* **TASK STATEMENT**: Stop at the line containing "ax.spines[s].set_linewidth(1.5)": write out every line from the beginning of the entries up to and including it, minus the pictures.

--- EXTRACTED INFORMATION ---

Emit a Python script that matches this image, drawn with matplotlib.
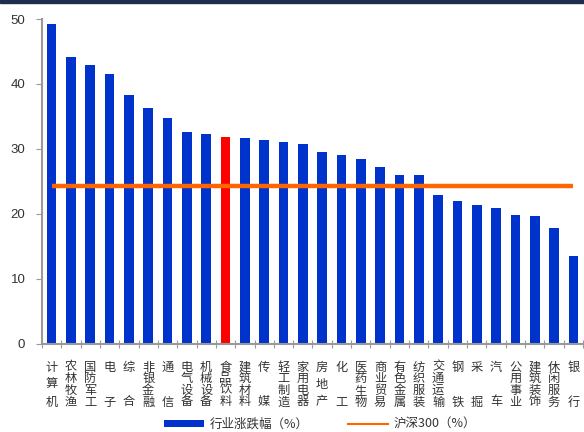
import matplotlib
matplotlib.use('Agg')
import matplotlib.pyplot as plt
import matplotlib.transforms as transforms
from matplotlib.patches import Patch
from matplotlib.lines import Line2D
import numpy as np

# industry names and their returns (%)
industries = ["计算机", "农林牧渔", "国防军工", "电子", "综合", "非银金融", "通信",
              "电气设备", "机械设备", "食品饮料", "建筑材料", "传媒", "轻工制造", "家用电器",
              "房地产", "化工", "医药生物", "商业贸易", "有色金属", "纺织服装", "交通运输",
              "钢铁", "采掘", "汽车", "公用事业", "建筑装饰", "休闲服务", "银行"]
returns = [49.2, 44.1, 42.9, 41.5, 38.3, 36.3, 34.7, 32.6, 32.3, 31.8, 31.7, 31.4, 31.0, 30.7,
           29.5, 29.0, 28.4, 27.2, 25.9, 25.9, 22.9, 22.0, 21.3, 20.9, 19.8, 19.6, 17.8, 13.5]
hs300 = 24.3
highlight = "食品饮料"
yticks = [0, 10, 20, 30, 40, 50]

blue = '#0033CC'
red = '#FF0000'
orange = '#FF6600'
grey = '#999999'
txt = '#333333'
cjk = ['Noto Sans CJK SC', 'DejaVu Sans']

fig = plt.figure(figsize=(5.84, 4.32), dpi=100)
ax = fig.add_axes([42/584, 1-343.5/432, 541/584, (343.5-19)/432])

x = np.arange(len(industries))
colors = [red if n == highlight else blue for n in industries]
ax.bar(x, returns, width=0.5, color=colors, zorder=2)
ax.plot(x, [hs300]*len(x), color=orange, lw=3.2, zorder=3, solid_capstyle='butt')

ax.set_xlim(-0.5, len(x)-0.5)
ax.set_ylim(0, 50)
ax.set_yticks(yticks)
ax.set_yticklabels([str(v) for v in yticks], family='Liberation Sans', fontsize=9.5, color=txt)
ax.tick_params(axis='y', direction='out', length=4, color=grey, pad=8)

# ticks between categories cross the axis, short ticks at the bar centres
ax.set_xticks(np.arange(len(x)+1)-0.5)
ax.set_xticklabels([])
ax.tick_params(axis='x', which='major', direction='inout', length=6, color=grey)
ax.set_xticks(x, minor=True)
ax.tick_params(axis='x', which='minor', direction='in', length=3, color=grey)

for s in ['top', 'right']:
    ax.spines[s].set_visible(False)
for s in ['left', 'bottom']:
    ax.spines[s].set_color(grey)
    ax.spines[s].set_linewidth(1.5)

# vertical category labels, characters spread over a fixed height
trans = transforms.blended_transform_factory(ax.transData, fig.transFigure)
y_top = 1 - 367/432
y_bot = 1 - 402/432
for i, name in enumerate(industries):
    n = len(name)
    for j, ch in enumerate(name):
        yy = y_top - j*(y_top-y_bot)/(n-1) if n > 1 else y_top
        ax.text(i, yy, ch, transform=trans, ha='center', va='center',
                family=cjk, fontsize=8.8, color=txt, clip_on=False)

handles = [Patch(facecolor=blue, edgecolor='none'),
           Line2D([0], [0], color=orange, lw=1.5)]
fig.legend(handles, ["行业涨跌幅（%）", "沪深300（%）"], ncol=2, frameon=False,
           loc='center', bbox_to_anchor=(0.548, 1-424/432), prop={'family': cjk, 'size': 9},
           labelcolor=txt, handlelength=3.2, handleheight=0.5, handletextpad=0.4,
           columnspacing=3.2, borderpad=0)

# dark band along the top edge
fig.patches.append(plt.Rectangle((0, 1-3/432), 1, 3/432, transform=fig.transFigure,
                                 color='#1F2D4F', zorder=0))

fig.savefig('out.png', dpi=100)
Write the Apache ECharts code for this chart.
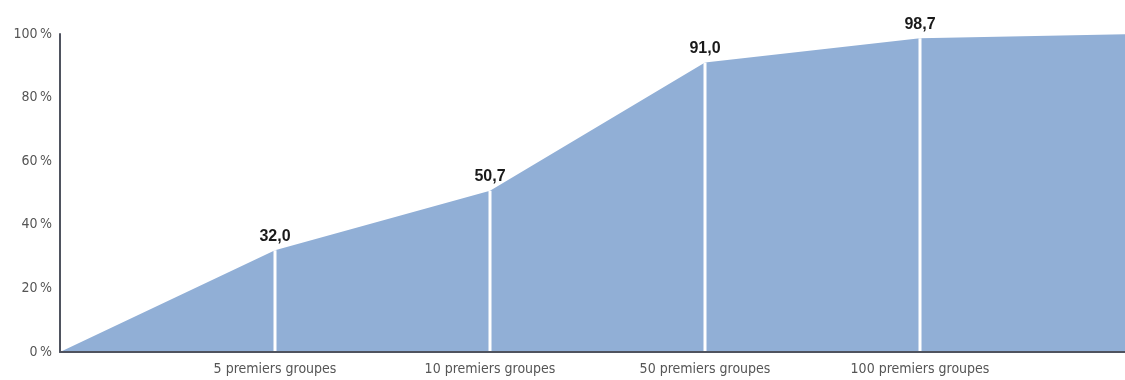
<!DOCTYPE html>
<html>
<head>
<meta charset="utf-8">
<script src="https://cdn.jsdelivr.net/npm/echarts@6/dist/echarts.min.js"></script>
<style>
html,body{margin:0;padding:0;background:#fff;}
#chart{width:1125px;height:380px;}
</style>
</head>
<body>
<div id="chart"></div>
<script>
const categories = ['', '5 premiers groupes', '10 premiers groupes', '50 premiers groupes', '100 premiers groupes', ''];
const cumulativeShare = [0, 32.0, 50.7, 91.0, 98.7, 100];
const dividerValues = [null, 32.0, 50.7, 91.0, 98.7, null];
const yTicks = [0, 20, 40, 60, 80, 100];

const chart = echarts.init(document.getElementById('chart'), null, {renderer: 'canvas'});
const labelFont = "'DejaVu Sans Condensed', 'Liberation Sans', sans-serif";

chart.setOption({
  animation: false,
  grid: {left: 60, width: 1075, top: 34, height: 318, containLabel: false, outerBoundsMode: 'none'},
  xAxis: {
    type: 'category',
    data: categories,
    boundaryGap: false,
    axisLine: {show: true, lineStyle: {color: '#4f535f', width: 2}},
    axisTick: {show: false},
    axisLabel: {
      interval: 0, margin: 10,
      color: '#555', fontFamily: labelFont, fontSize: 14
    },
    splitLine: {show: false},
    z: 10
  },
  yAxis: {
    type: 'value',
    min: yTicks[0], max: yTicks[yTicks.length - 1], interval: 20,
    axisLine: {show: true, lineStyle: {color: '#4f535f', width: 2}},
    axisTick: {show: false},
    splitLine: {show: false},
    axisLabel: {
      margin: 8,
      color: '#555', fontFamily: labelFont, fontSize: 14,
      formatter: v => v + '\u2009%'
    },
    z: 10
  },
  series: [
    {
      type: 'line',
      data: cumulativeShare,
      symbol: 'none',
      lineStyle: {width: 0},
      areaStyle: {color: '#91afd6', opacity: 1},
      z: 2
    },
    {
      type: 'bar',
      data: dividerValues,
      barWidth: 3,
      itemStyle: {color: '#ffffff'},
      label: {
        show: true,
        position: 'top',
        distance: 6,
        color: '#1a1a1a',
        fontFamily: 'Liberation Sans',
        fontWeight: 'bold',
        fontSize: 16,
        formatter: p => p.value == null ? '' : p.value.toFixed(1).replace('.', ',')
      },
      z: 3
    }
  ]
});
</script>
</body>
</html>
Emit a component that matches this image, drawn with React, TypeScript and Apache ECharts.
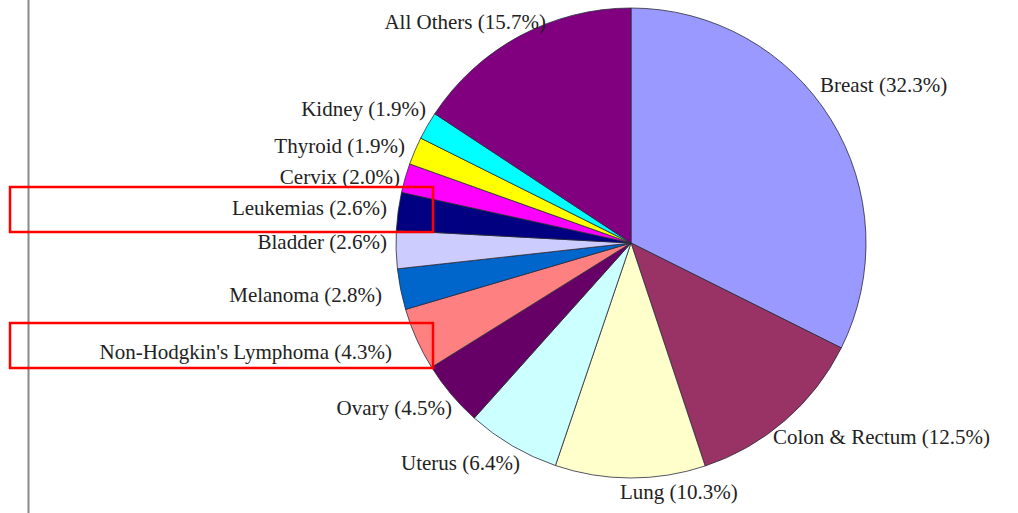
import React, { useEffect, useRef } from "react";
import * as echarts from "echarts";

const categories = [
  "Breast",
  "Colon & Rectum",
  "Lung",
  "Uterus",
  "Ovary",
  "Non-Hodgkin's Lymphoma",
  "Melanoma",
  "Bladder",
  "Leukemias",
  "Cervix",
  "Thyroid",
  "Kidney",
  "All Others",
];
const values = [32.3, 12.5, 10.3, 6.4, 4.5, 4.3, 2.8, 2.6, 2.6, 2.0, 1.9, 1.9, 15.7];
const colors = [
  "#9999FF",
  "#993366",
  "#FFFFCC",
  "#CCFFFF",
  "#660066",
  "#FF8080",
  "#0066CC",
  "#CCCCFF",
  "#000080",
  "#FF00FF",
  "#FFFF00",
  "#00FFFF",
  "#800080",
];
const highlighted = ["Leukemias", "Non-Hodgkin's Lymphoma"];

// label anchor positions (layout only)
const labelPos: { x: number; y: number; align: "left" | "right" }[] = [
  { x: 820, y: 85, align: "left" },
  { x: 773, y: 437, align: "left" },
  { x: 620, y: 492, align: "left" },
  { x: 520, y: 463, align: "right" },
  { x: 452, y: 408, align: "right" },
  { x: 392, y: 352, align: "right" },
  { x: 382, y: 295, align: "right" },
  { x: 387, y: 242, align: "right" },
  { x: 387, y: 208, align: "right" },
  { x: 400, y: 177, align: "right" },
  { x: 405, y: 146, align: "right" },
  { x: 426, y: 109, align: "right" },
  { x: 546, y: 22, align: "right" },
];

export default function App() {
  const ref = useRef<HTMLDivElement>(null);
  useEffect(() => {
    if (!ref.current) return;
    const chart = echarts.init(ref.current, null, { renderer: "svg" });
    const boxYs: Record<string, number> = { Leukemias: 187, "Non-Hodgkin's Lymphoma": 323 };
    chart.setOption({
      animation: false,
      backgroundColor: "#ffffff",
      graphic: [
        {
          type: "line",
          shape: { x1: 28.5, y1: 0, x2: 28.5, y2: 513 },
          style: { stroke: "#8a8a8a", lineWidth: 2 },
          z: 10,
        },
        ...highlighted.map((h) => ({
          type: "rect",
          shape: { x: 10, y: boxYs[h], width: 423, height: 45 },
          style: { fill: "none", stroke: "#ff0000", lineWidth: 2.5 },
          z: 100,
        })),
      ],
      series: [
        {
          type: "pie",
          center: [631, 243],
          radius: 235,
          startAngle: 90,
          clockwise: true,
          avoidLabelOverlap: false,
          data: categories.map((c, i) => ({
            name: c,
            value: values[i],
            itemStyle: { color: colors[i] },
          })),
          itemStyle: { borderColor: "#2a2a3a", borderWidth: 0.8 },
          label: {
            show: true,
            position: "outside",
            formatter: (p: any) => `${p.name} (${Number(p.value).toFixed(1)}%)`,
            fontFamily: "Liberation Serif",
            fontSize: 21,
            color: "#222222",
          },
          labelLine: { show: false },
          labelLayout: (params: any) => {
            const lp = labelPos[params.dataIndex];
            return { x: lp.x, y: lp.y, align: lp.align, verticalAlign: "middle" };
          },
          emphasis: { disabled: true },
        },
      ],
    });
    return () => chart.dispose();
  }, []);
  return (
    <div
      ref={ref}
      style={{ position: "fixed", left: 0, top: 0, width: 1018, height: 513 }}
    />
  );
}
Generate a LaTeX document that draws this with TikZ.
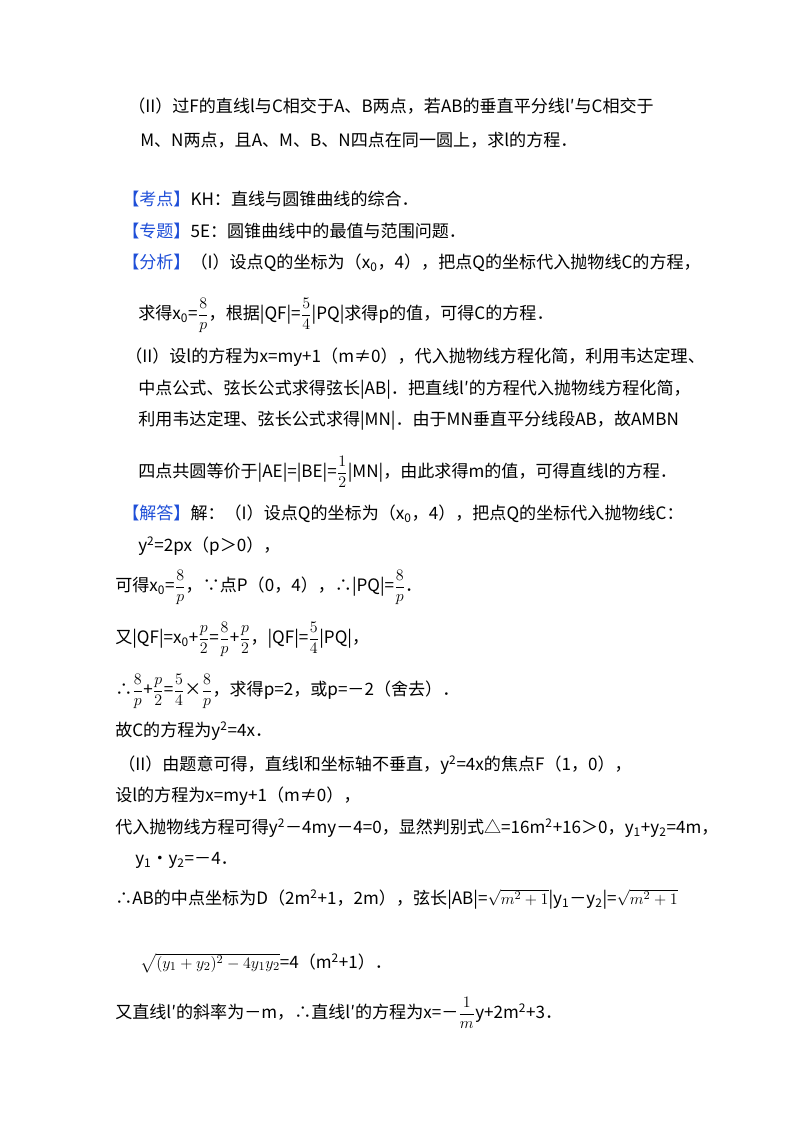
\documentclass[tikz,border=0pt]{standalone}
\usepackage{fontspec}
\usepackage{amsmath}
\setmainfont{Noto Sans CJK SC}
\definecolor{kblue}{HTML}{1F4FD8}
\newcommand{\tg}[1]{\textcolor{kblue}{【#1】}}
\newcommand{\fr}[2]{$\dfrac{#1}{#2}$}
\newcommand{\sub}[1]{\textsubscript{#1}}
\newcommand{\sups}[1]{\textsuperscript{#1}}
\begin{document}
\begin{tikzpicture}[x=0.75pt,y=-0.75pt,
  ln/.style={anchor=base west,inner sep=0pt,font=\fontsize{12.8}{15}\selectfont}]
\useasboundingbox (0,0) rectangle (800,1132);
\fill[white] (0,0) rectangle (800,1132);
\node[ln] (l1) at (128,112) {（II）过F的直线l与C相交于A、B两点，若AB的垂直平分线l′与C相交于};
\node[ln] (l2) at (140,146) {M、N两点，且A、M、B、N四点在同一圆上，求l的方程．};
\node[ln] (l3) at (122,205) {\tg{考点}KH：直线与圆锥曲线的综合．};
\node[ln] (l4) at (122,237) {\tg{专题}5E：圆锥曲线中的最值与范围问题．};
\node[ln] (l5) at (122,268) {\tg{分析}（I）设点Q的坐标为（x\sub{0}，4），把点Q的坐标代入抛物线C的方程，};
\node[ln] (l6) at (138,319) {求得x\sub{0}=\fr{8}{p}，根据|QF|=\fr{5}{4}|PQ|求得p的值，可得C的方程．};
\node[ln] (l7) at (125,362) {（II）设l的方程为x=my+1（m≠0），代入抛物线方程化简，利用韦达定理、};
\node[ln] (l8) at (138,394) {中点公式、弦长公式求得弦长|AB|．把直线l′的方程代入抛物线方程化简，};
\node[ln] (l9) at (138,425) {利用韦达定理、弦长公式求得|MN|．由于MN垂直平分线段AB，故AMBN};
\node[ln] (l10) at (138,477) {四点共圆等价于|AE|=|BE|=\fr{1}{2}|MN|，由此求得m的值，可得直线l的方程．};
\node[ln] (l11) at (122,519) {\tg{解答}解：（I）设点Q的坐标为（x\sub{0}，4），把点Q的坐标代入抛物线C：};
\node[ln] (l12) at (138,551) {y\sups{2}=2px（p＞0），};
\node[ln] (l13) at (115,591) {可得x\sub{0}=\fr{8}{p}，∵点P（0，4），∴|PQ|=\fr{8}{p}．};
\node[ln] (l14) at (115,643) {又|QF|=x\sub{0}+\fr{p}{2}=\fr{8}{p}+\fr{p}{2}，|QF|=\fr{5}{4}|PQ|，};
\node[ln] (l15) at (115,695) {∴\fr{8}{p}+\fr{p}{2}=\fr{5}{4}×\fr{8}{p}，求得p=2，或p=－2（舍去）．};
\node[ln] (l16) at (115,736) {故C的方程为y\sups{2}=4x．};
\node[ln] (l17) at (118,770) {（II）由题意可得，直线l和坐标轴不垂直，y\sups{2}=4x的焦点F（1，0），};
\node[ln] (l18) at (115,801) {设l的方程为x=my+1（m≠0），};
\node[ln] (l19) at (115,833) {代入抛物线方程可得y\sups{2}－4my－4=0，显然判别式△=16m\sups{2}+16＞0，y\sub{1}+y\sub{2}=4m，};
\node[ln] (l20) at (135,864) {y\sub{1}•y\sub{2}=－4．};
\node[ln] (l21) at (115,904) {∴AB的中点坐标为D（2m\sups{2}+1，2m），弦长|AB|=$\sqrt{m^2+1}$|y\sub{1}－y\sub{2}|=$\sqrt{m^2+1}$};
\node[ln] (l22) at (140,968) {$\sqrt{(y_1+y_2)^2-4y_1y_2}$=4（m\sups{2}+1）．};
\node[ln] (l23) at (115,1018) {又直线l′的斜率为－m，∴直线l′的方程为x=－\fr{1}{m}y+2m\sups{2}+3．};
\end{tikzpicture}
\end{document}
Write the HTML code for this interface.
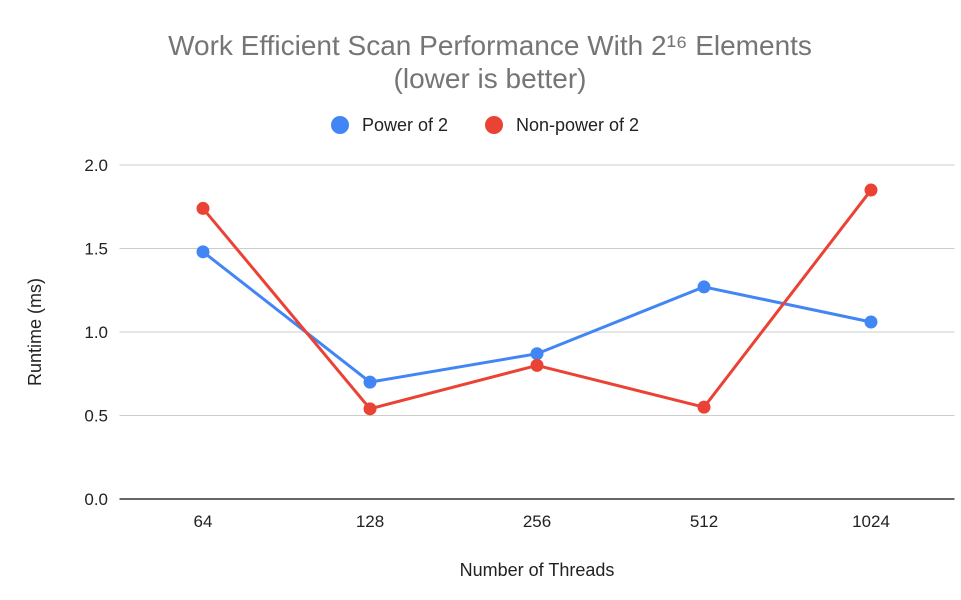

---

* **THE COMPLETED TASK**:
Emit a Python script that matches this image, drawn with matplotlib.
import matplotlib
matplotlib.use('Agg')
import matplotlib.pyplot as plt
import matplotlib.transforms as transforms
from matplotlib.patches import Patch
from matplotlib.lines import Line2D
import numpy as np

# industry names and their returns (%)
industries = ["计算机", "农林牧渔", "国防军工", "电子", "综合", "非银金融", "通信",
              "电气设备", "机械设备", "食品饮料", "建筑材料", "传媒", "轻工制造", "家用电器",
              "房地产", "化工", "医药生物", "商业贸易", "有色金属", "纺织服装", "交通运输",
              "钢铁", "采掘", "汽车", "公用事业", "建筑装饰", "休闲服务", "银行"]
returns = [49.2, 44.1, 42.9, 41.5, 38.3, 36.3, 34.7, 32.6, 32.3, 31.8, 31.7, 31.4, 31.0, 30.7,
           29.5, 29.0, 28.4, 27.2, 25.9, 25.9, 22.9, 22.0, 21.3, 20.9, 19.8, 19.6, 17.8, 13.5]
hs300 = 24.3
highlight = "食品饮料"
yticks = [0, 10, 20, 30, 40, 50]

blue = '#0033CC'
red = '#FF0000'
orange = '#FF6600'
grey = '#999999'
txt = '#333333'
cjk = ['Noto Sans CJK SC', 'DejaVu Sans']

fig = plt.figure(figsize=(5.84, 4.32), dpi=100)
ax = fig.add_axes([42/584, 1-343.5/432, 541/584, (343.5-19)/432])

x = np.arange(len(industries))
colors = [red if n == highlight else blue for n in industries]
ax.bar(x, returns, width=0.5, color=colors, zorder=2)
ax.plot(x, [hs300]*len(x), color=orange, lw=3.2, zorder=3, solid_capstyle='butt')

ax.set_xlim(-0.5, len(x)-0.5)
ax.set_ylim(0, 50)
ax.set_yticks(yticks)
ax.set_yticklabels([str(v) for v in yticks], family='Liberation Sans', fontsize=9.5, color=txt)
ax.tick_params(axis='y', direction='out', length=4, color=grey, pad=8)

# ticks between categories cross the axis, short ticks at the bar centres
ax.set_xticks(np.arange(len(x)+1)-0.5)
ax.set_xticklabels([])
ax.tick_params(axis='x', which='major', direction='inout', length=6, color=grey)
ax.set_xticks(x, minor=True)
ax.tick_params(axis='x', which='minor', direction='in', length=3, color=grey)

for s in ['top', 'right']:
    ax.spines[s].set_visible(False)
for s in ['left', 'bottom']:
    ax.spines[s].set_color(grey)
    ax.spines[s].set_linewidth(1.5)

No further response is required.